An aesthetic environment – children deserve harmony, beauty and a high quality environment

A realistic environment – modest design, utilising the potential of the existing building

A responsive environment – contemporary design incorporating contemporary, responsive technology

An evolving environment – a responsive, changing environment – well maintained, evaluated, modified and enriched

People listen to my ideas. Different spaces help me to learn new things.
— Grade 5 student

FUTURE DIRECTIONS

There are many impediments to the translation of schools from conventional instructional classrooms to convivial learning environments: a general lack of awareness of the role of the physical environment, lack of shared language between educators and design professionals, lack of appropriate design processes involving all protagonists.  This project sought to explore solutions.

In the refurbished environment, pedagogy and design are inseparably linked.  Anecdotal evidence is being collected from all the participants and visitors – of whom there have been many from state and private, primary and secondary schools, teachers in training, bureaucrats, academics and design professionals.

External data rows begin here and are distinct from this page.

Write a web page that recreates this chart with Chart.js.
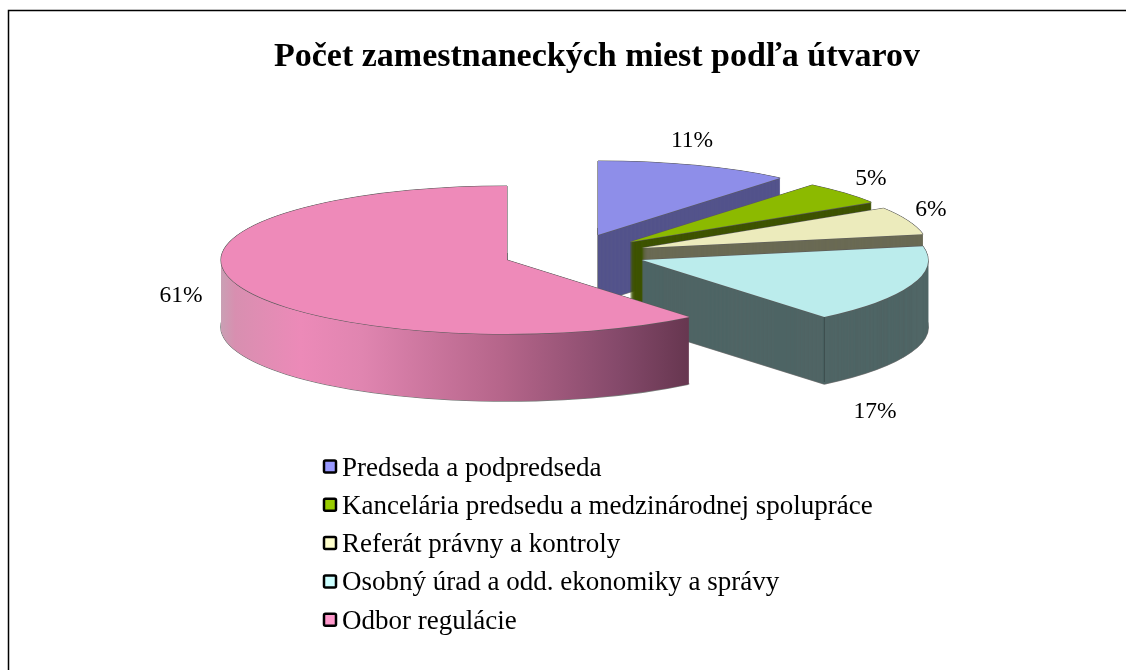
<!DOCTYPE html>
<html>
<head>
<meta charset="utf-8">
<style>
  body { margin: 0; background: #fff; }
  canvas { display: block; }
</style>
<script src="https://cdn.jsdelivr.net/npm/chart.js@4"></script>
</head>
<body>
<canvas id="chart" width="1126" height="670"></canvas>
<script>
const categories = [
  "Predseda a podpredseda",
  "Kancelária predsedu a medzinárodnej spolupráce",
  "Referát právny a kontroly",
  "Osobný úrad a odd. ekonomiky a správy",
  "Odbor regulácie",
];
const values = [11, 5, 6, 17, 61];

const topColors = ["#8e8ee9", "#8cba00", "#ecebbc", "#bbecec", "#ee8ab9"];
const wallColors = ["#55558c", "#3f5400", "#6b6b55", "#506666", "#ee8ab9"];
const legendColors = ["#9999ff", "#99cc00", "#ffffcc", "#ccffff", "#ff99cc"];

// where each exploded slice sits on the page, and its label
const RX = 286;
const RY = 74;
const DEPTH = 67;
const sliceCenters = [
  [598, 235],
  [630, 242],
  [642, 248],
  [642, 260],
  [507, 260],
];
const labelSpots = [
  [692, 141],
  [871, 179],
  [931, 210],
  [875, 412],
  [181, 296],
];

const SERIF = '"Liberation Serif", "Times New Roman", serif';

// runs a draw callback with the context squashed so the arc lands on its ellipse
function withSliceTransform(ctx, arc, center, dx, dy, fn) {
  ctx.save();
  ctx.translate(center[0] + dx, center[1] + dy);
  ctx.scale(RX / arc.outerRadius, RY / arc.outerRadius);
  ctx.translate(-arc.x, -arc.y);
  fn();
  ctx.restore();
}

function drawArc(ctx, arc, color) {
  const saved = arc.options;
  const opts = Object.create(saved);
  Object.defineProperty(opts, "backgroundColor", { value: color });
  Object.defineProperty(opts, "borderWidth", { value: 0 });
  arc.options = opts;
  arc.draw(ctx);
  arc.options = saved;
}

function pinkWallGradient(ctx, arc, center) {
  // gradient stops are screen x, converted to the arc's own unscaled space
  const k = arc.outerRadius / RX;
  const toLocal = (x) => arc.x + (x - center[0]) * k;
  const g = ctx.createLinearGradient(toLocal(221), 0, toLocal(690), 0);
  g.addColorStop(0, "#c9a0b4");
  g.addColorStop(0.03, "#d88fb0");
  g.addColorStop(0.17, "#ec8ab8");
  g.addColorStop(0.3, "#e085b0");
  g.addColorStop(0.6, "#b5658a");
  g.addColorStop(0.85, "#84496a");
  g.addColorStop(1, "#66364f");
  return g;
}

const pie3d = {
  id: "pie3d",
  beforeDatasetsDraw(chart) {
    const { ctx } = chart;
    const arcs = chart.getDatasetMeta(0).data;

    arcs.forEach((arc, i) => {
      const center = sliceCenters[i];

      // side wall: the same arc stacked downwards, edge first
      [[-0.8, 0], [0.8, 0], [0, 0.8]].forEach(([ex, ey]) => {
        withSliceTransform(ctx, arc, center, ex, DEPTH + ey, () => drawArc(ctx, arc, "#7a7a7a"));
      });
      for (let d = DEPTH; d > 0; d -= 0.25) {
        withSliceTransform(ctx, arc, center, 0, d, () => {
          const color = i === 4 ? pinkWallGradient(ctx, arc, center) : wallColors[i];
          drawArc(ctx, arc, color);
        });
      }

      // thin dark edge round the top face
      [[-0.6, 0], [0.6, 0], [0, -0.6], [0, 0.6]].forEach(([ex, ey]) => {
        withSliceTransform(ctx, arc, center, ex, ey, () => drawArc(ctx, arc, "#5c5c5c"));
      });
      withSliceTransform(ctx, arc, center, 0, 0, () => drawArc(ctx, arc, topColors[i]));

      // corner line on the cyan slice's wall
      if (i === 3) {
        const a = arc.endAngle;
        const x = center[0] + Math.cos(a) * RX;
        const y = center[1] + Math.sin(a) * RY;
        ctx.save();
        ctx.strokeStyle = "#3a4a4a";
        ctx.lineWidth = 1;
        ctx.beginPath();
        ctx.moveTo(x, y);
        ctx.lineTo(x, y + DEPTH - 2);
        ctx.stroke();
        ctx.restore();
      }
    });
    return false;
  },
  afterDraw(chart) {
    const { ctx } = chart;
    ctx.save();

    // frame: only the left and top lines show in the picture
    ctx.strokeStyle = "#000";
    ctx.lineWidth = 1.5;
    ctx.beginPath();
    ctx.moveTo(8.5, 670);
    ctx.lineTo(8.5, 10.5);
    ctx.lineTo(1126, 10.5);
    ctx.stroke();

    // percentage labels
    ctx.fillStyle = "#000";
    ctx.font = "23.5px " + SERIF;
    ctx.textAlign = "center";
    ctx.textBaseline = "middle";
    values.forEach((v, i) => {
      ctx.fillText(v + "%", labelSpots[i][0], labelSpots[i][1]);
    });

    // legend column
    ctx.font = "27px " + SERIF;
    ctx.textAlign = "left";
    categories.forEach((name, i) => {
      const y = 467 + i * 38.3;
      ctx.fillStyle = legendColors[i];
      ctx.strokeStyle = "#000";
      ctx.lineWidth = 2.5;
      ctx.beginPath();
      ctx.roundRect(324, y - 6.5, 12, 12, 1.5);
      ctx.fill();
      ctx.stroke();
      ctx.fillStyle = "#000";
      ctx.fillText(name, 342, y + 1.5);
    });
    ctx.restore();
  },
};

new Chart(document.getElementById("chart"), {
  type: "pie",
  data: {
    labels: categories,
    datasets: [{ data: values, backgroundColor: topColors }],
  },
  options: {
    responsive: false,
    animation: false,
    layout: { padding: { left: 68, top: 37 } },
    plugins: {
      legend: { display: false },
      tooltip: { enabled: false },
      title: {
        display: true,
        text: "Počet zamestnaneckých miest podľa útvarov",
        color: "#000",
        font: { family: SERIF, size: 34, weight: "bold" },
        padding: { top: 0, bottom: 10 },
      },
    },
  },
  plugins: [pie3d],
});
</script>
</body>
</html>
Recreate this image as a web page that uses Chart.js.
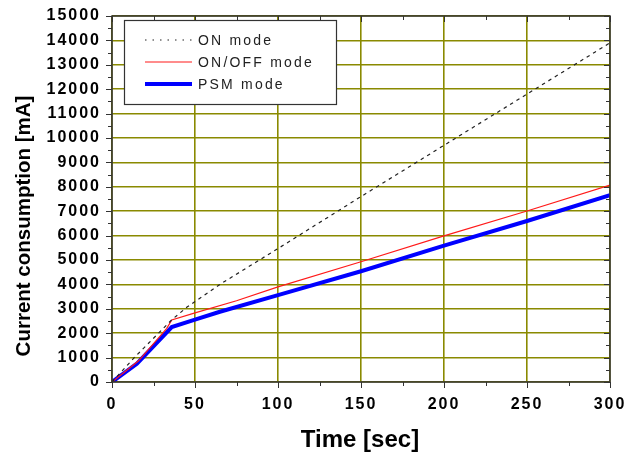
<!DOCTYPE html>
<html lang="en">
<head>
  <meta charset="UTF-8" />
  <title>Current consumption</title>
  <script src="https://cdn.jsdelivr.net/npm/chart.js"></script>
  <style>
    body { margin: 0; background: #ffffff; }
    #wrap { width: 638px; height: 452px; }
  </style>
</head>
<body>
  <div id="wrap"><canvas id="chart" width="638" height="452"></canvas></div>
  <script>
    // values
    const onTime = [0, 13, 36, 45, 65, 100, 150, 200, 250, 300];
    const onValues = [0, 970, 2550, 3060, 4000, 5470, 7600, 9700, 11800, 13900];
    const onOffTime = [0, 16, 33, 36, 50, 75, 100, 150, 200, 250, 300];
    const onOffValues = [0, 870, 2200, 2540, 2830, 3330, 3900, 4930, 5990, 7010, 8070];
    const psmTime = [0, 15, 36, 50, 65, 100, 150, 200, 250, 300];
    const psmValues = [0, 750, 2250, 2560, 2880, 3560, 4540, 5590, 6600, 7660];
    const seriesNames = ["ON mode", "ON/OFF mode", "PSM mode"];
    const yTitle = "Current consumption [mA]";
    const xTitle = "Time [sec]";

    function toPoints(xs, ys) {
      return xs.map((x, i) => ({ x: x, y: ys[i] }));
    }

    const frameColor = "#333333";
    const fontFam = "Arial, 'Liberation Sans', sans-serif";

    // the original's tick numbers are spaced out a bit
    const spacing = {
      id: "spacing",
      beforeDraw(chart) { chart.ctx.letterSpacing = "2px"; },
      beforeDatasetsDraw(chart) { chart.ctx.letterSpacing = "0px"; }
    };

    // frame + ticks on all four sides (major & minor), axis titles
    const framePlugin = {
      id: "frame",
      afterDraw(chart) {
        const ctx = chart.ctx;
        const a = chart.chartArea;
        const xs = chart.scales.x, ys = chart.scales.y;
        ctx.save();
        ctx.letterSpacing = "0px";
        ctx.strokeStyle = frameColor;
        ctx.lineWidth = 1.5;
        ctx.strokeRect(a.left, a.top, a.right - a.left, a.bottom - a.top);
        ctx.lineWidth = 1;
        ctx.beginPath();
        for (let v = 0; v <= 300; v += 25) {
          const px = Math.round(xs.getPixelForValue(v)) + 0.5;
          const len = v % 50 === 0 ? 6 : 4;
          ctx.moveTo(px, a.bottom); ctx.lineTo(px, a.bottom + len);
          ctx.moveTo(px, a.top); ctx.lineTo(px, a.top + len);
        }
        for (let v = 0; v <= 15000; v += 500) {
          const py = Math.round(ys.getPixelForValue(v)) + 0.5;
          const len = v % 1000 === 0 ? 6 : 4;
          ctx.moveTo(a.left, py); ctx.lineTo(a.left - len, py);
          ctx.moveTo(a.right, py); ctx.lineTo(a.right - len, py);
        }
        ctx.stroke();

        ctx.fillStyle = "#000000";
        ctx.textAlign = "center";

        // x axis title
        ctx.font = "bold 24px " + fontFam;
        ctx.textBaseline = "alphabetic";
        ctx.fillText(xTitle, 360, 447);

        // y axis title, sits a bit below the middle in the original
        ctx.save();
        ctx.translate(24, 226);
        ctx.rotate(-Math.PI / 2);
        ctx.font = "bold 20.5px " + fontFam;
        ctx.textBaseline = "middle";
        ctx.fillText(yTitle, 0, 0);
        ctx.restore();
        ctx.restore();
      }
    };

    // boxed legend inside the plot, upper left
    const boxLegend = {
      id: "boxLegend",
      afterDraw(chart) {
        const ctx = chart.ctx;
        const a = chart.chartArea;
        const bx = a.left + 12, by = a.top + 4, bw = 212, bh = 84;
        ctx.save();
        ctx.fillStyle = "#ffffff";
        ctx.fillRect(bx, by, bw, bh);
        ctx.strokeStyle = frameColor;
        ctx.lineWidth = 1.2;
        ctx.strokeRect(bx + 0.5, by + 0.5, bw, bh);
        ctx.font = "14px " + fontFam;
        ctx.letterSpacing = "2.2px";
        ctx.textBaseline = "middle";
        chart.data.datasets.forEach((ds, i) => {
          const y = by + 20 + i * 22;
          ctx.beginPath();
          ctx.strokeStyle = ds.borderColor;
          ctx.lineWidth = ds.borderWidth;
          ctx.setLineDash(i === 0 ? [1.5, 6] : []);
          ctx.moveTo(bx + 21, y);
          ctx.lineTo(bx + 68, y);
          ctx.stroke();
          ctx.setLineDash([]);
          ctx.fillStyle = "#222222";
          ctx.fillText(ds.label, bx + 74, y + 1);
        });
        ctx.restore();
      }
    };

    const ctx = document.getElementById("chart").getContext("2d");
    new Chart(ctx, {
      type: "line",
      data: {
        datasets: [
          {
            label: seriesNames[0],
            data: toPoints(onTime, onValues),
            borderColor: "#222222",
            borderWidth: 1.2,
            borderDash: [3.5, 4],
            pointRadius: 0,
            tension: 0
          },
          {
            label: seriesNames[1],
            data: toPoints(onOffTime, onOffValues),
            borderColor: "#ff1a1a",
            borderWidth: 1.2,
            pointRadius: 0,
            tension: 0
          },
          {
            label: seriesNames[2],
            data: toPoints(psmTime, psmValues),
            borderColor: "#0000ff",
            borderWidth: 4,
            pointRadius: 0,
            tension: 0
          }
        ]
      },
      options: {
        responsive: false,
        animation: false,
        layout: { padding: { left: 0, right: 28, top: 16, bottom: 0 } },
        plugins: {
          legend: { display: false },
          tooltip: { enabled: false }
        },
        scales: {
          x: {
            type: "linear",
            min: 0,
            max: 300,
            afterFit(scale) {
              scale.height = 70;
              scale.paddingLeft = 0;
              scale.paddingRight = 0;
            },
            ticks: {
              stepSize: 50,
              padding: 13,
              color: "#000000",
              callback: (v) => String(v),
              font: { family: fontFam, size: 16, weight: "bold" }
            },
            grid: { color: "#8a8a00", lineWidth: 1.6, drawTicks: false },
            border: { display: false }
          },
          y: {
            min: 0,
            max: 15000,
            afterFit(scale) {
              scale.width = 112;
              scale.paddingTop = 0;
              scale.paddingBottom = 0;
            },
            ticks: {
              stepSize: 1000,
              padding: 11,
              color: "#000000",
              callback: (v) => String(v),
              font: { family: fontFam, size: 16, weight: "bold" }
            },
            grid: { color: "#8a8a00", lineWidth: 1.6, drawTicks: false },
            border: { display: false }
          }
        }
      },
      plugins: [spacing, framePlugin, boxLegend]
    });
  </script>
</body>
</html>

…it is no longer a matter of improving known types of school, but of calling their design into question in order to invent new educational tools and integrate them into sets of facilities of hitherto unattained complexity.
— ‘Multi-option Schools’ 1975 OECD

The physical environment has been a hidden character in the story of schools and schooling.  This project demonstrates that rich learning experiences are as much about provision of loose items – the real stuff of learning – as it is about the built spaces and furnishing.

A master plan for the school was prepared as part of this project and is informing all future developments.  Schools are dynamic, evolving organisms, and the physical environment should be the subject of continuous evaluation, innovation and evolution.